The reason why he didn’t, I believe, is intensely human and nearly universal. The natural instinct when you screw up is to deny, not just literally—I didn’t do it!—but in a deeper, more personal way: “This can’t be happening to me, surely people will see this is not who I really am.” The most natural instinct of all is self-defense.
Politicians are especially prone to self-protection, if not self-delusion. What Obama really is, in addition to a great speaker and apparently a decent and good man, is a great politician. He has an uncanny knack to make audiences—almost any audience—believe that he agrees with them. This is Obama’s gift, to reassure often-competing groups that he understands them, that he is on their side, even if those sides are in some ways different and opposing. According to an insightful New York Times profile of Obama’s law-school days, an almost chameleonlike ability to show empathy and shared understanding helped Obama get elected president of the Harvard Law Review during a particularly fractious era of late-’80s political correctness.

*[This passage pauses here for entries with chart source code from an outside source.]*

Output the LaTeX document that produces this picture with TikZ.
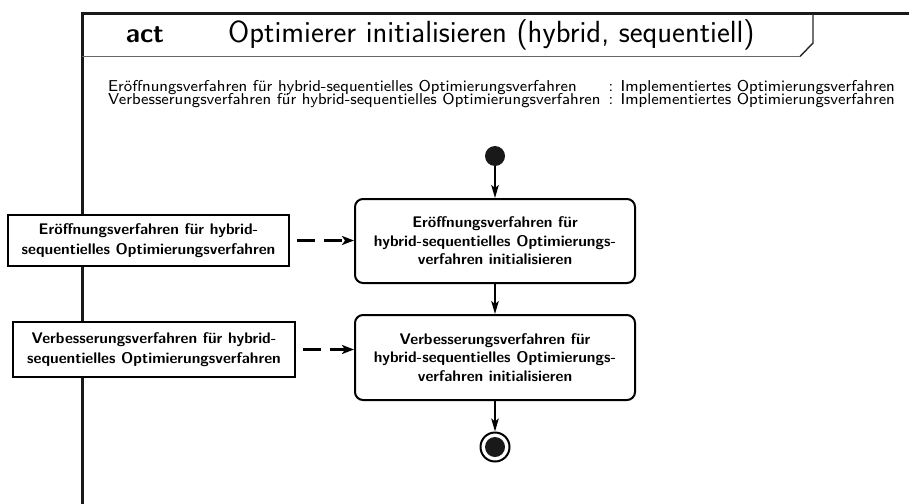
\documentclass[tikz,border=0pt]{standalone}
\usepackage{graphicx}
\usetikzlibrary{arrows.meta}
% two declaration lines in the small optical size of Latin Modern Sans, enlarged
\newcommand{\declline}[2]{\hbox{\hbox to 254pt{#1\hfil}#2}}
\newcommand{\declblock}[1]{\scalebox{1.97}{\sffamily\fontsize{8}{9}\selectfont
  \vbox{\baselineskip=6.35pt\lineskiplimit=-100pt #1}}}
\begin{document}
\begin{tikzpicture}[x=1pt,y=-1pt,
  framel/.style={line width=3pt,black!90},
  action/.style={draw,line width=2pt,rounded corners=8pt,fill=white,
    minimum width=280pt,align=center,font=\sffamily\bfseries\fontsize{15.4}{18.5}\selectfont},
  objbox/.style={draw,line width=2pt,fill=white,align=center,
    font=\sffamily\bfseries\fontsize{15.4}{19.5}\selectfont},
  flow/.style={line width=1.7pt,-{Stealth[length=13pt,width=7.5pt,inset=3pt]}},
  objflow/.style={line width=2.4pt,dash pattern=on 18pt off 9pt,shorten <=7pt,
    -{Stealth[length=12pt,width=9pt,inset=3pt]}}]
\useasboundingbox (0,0) rectangle (909,503);
% diagram frame and header
\draw[framel] (82,505) -- (82,14) -- (912,14);
\draw[line width=1pt,black!60] (82,56.5) -- (800,56.5);
\draw[line width=1.4pt,black!85] (800,56.5) -- (813,43) -- (813,14);
\node[anchor=base,inner sep=0pt,font=\sffamily\bfseries\fontsize{27}{30}\selectfont] (kw) at (145,43) {act};
\node[anchor=base west,inner sep=0pt,font=\sffamily\fontsize{30.6}{34}\selectfont] (title) at (228,43) {Optimierer initialisieren (hybrid, sequentiell)};
% parameter declarations
\node[anchor=north west,inner sep=0pt] (params) at (108,80.5) {\declblock{%
  \declline{Eröffnungsverfahren für hybrid-sequentielles Optimierungsverfahren}{: Implementiertes Optimierungsverfahren}
  \declline{Verbesserungsverfahren für hybrid-sequentielles Optimierungsverfahren}{: Implementiertes Optimierungsverfahren}}};
% actions
\node[circle,fill=black!90,minimum size=20pt,inner sep=0pt] (start) at (495,156) {};
\node[action,minimum height=84pt] (a1) at (495,241) {Eröffnungsverfahren für\\hybrid-sequentielles Optimierungs-\\verfahren initialisieren};
\node[action,minimum height=85pt] (a2) at (495,357.5) {Verbesserungsverfahren für\\hybrid-sequentielles Optimierungs-\\verfahren initialisieren};
\node[circle,draw,line width=2pt,minimum size=29pt,inner sep=0pt] (end) at (495,447) {};
\node[circle,fill=black!90,minimum size=20pt,inner sep=0pt] (endin) at (end.center) {};
% object nodes
\node[objbox,minimum width=281pt,minimum height=51pt] (o1) at (148.5,240.5) {Eröffnungsverfahren für hybrid-\\sequentielles Optimierungsverfahren};
\node[objbox,minimum width=282pt,minimum height=55pt] (o2) at (154,349.5) {Verbesserungsverfahren für hybrid-\\sequentielles Optimierungsverfahren};
% control flow
\draw[flow] (start) -- (a1);
\draw[flow] (a1) -- (a2);
\draw[flow] (a2) -- (end);
% object flow
\draw[objflow] (o1.east) -- (a1.west |- o1.east);
\draw[objflow] (o2.east) -- (a2.west |- o2.east);
\end{tikzpicture}
\end{document}
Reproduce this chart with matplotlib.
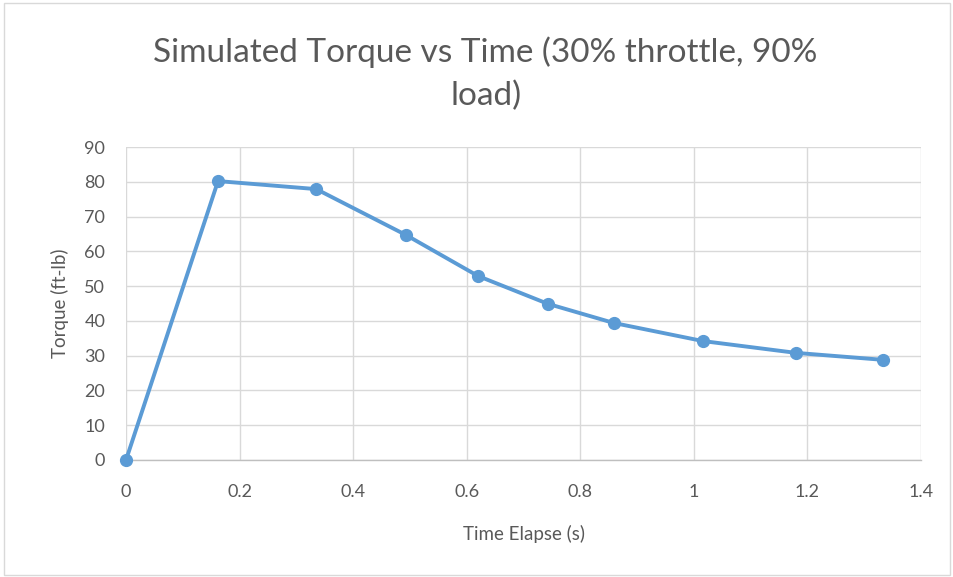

On a much larger stage, Obama has used his gift to convince many white voters that he is postracial without making blacks feel like he is a sellout. He’s ability to see the problem from all sides is how he masterfully handled the flap over the Rev. Jeremiah Wright. My guess is that when Obama told San Francisco fund-raisers—most of them, I’ll bet, secular—that the lower-middle-class voters were clinging to guns and religion, he was subtly signaling them that he doesn’t really buy into the Reverend Wright’s faith-based militancy. Obama doesn’t think of himself as a hypocrite, and he’s not, really. But in the YouTube age, it is impossible to slightly and even unconsciously cater messages to different constituencies without getting caught at it.
And when you do get caught, the best—only—thing to do is admit it. And move on.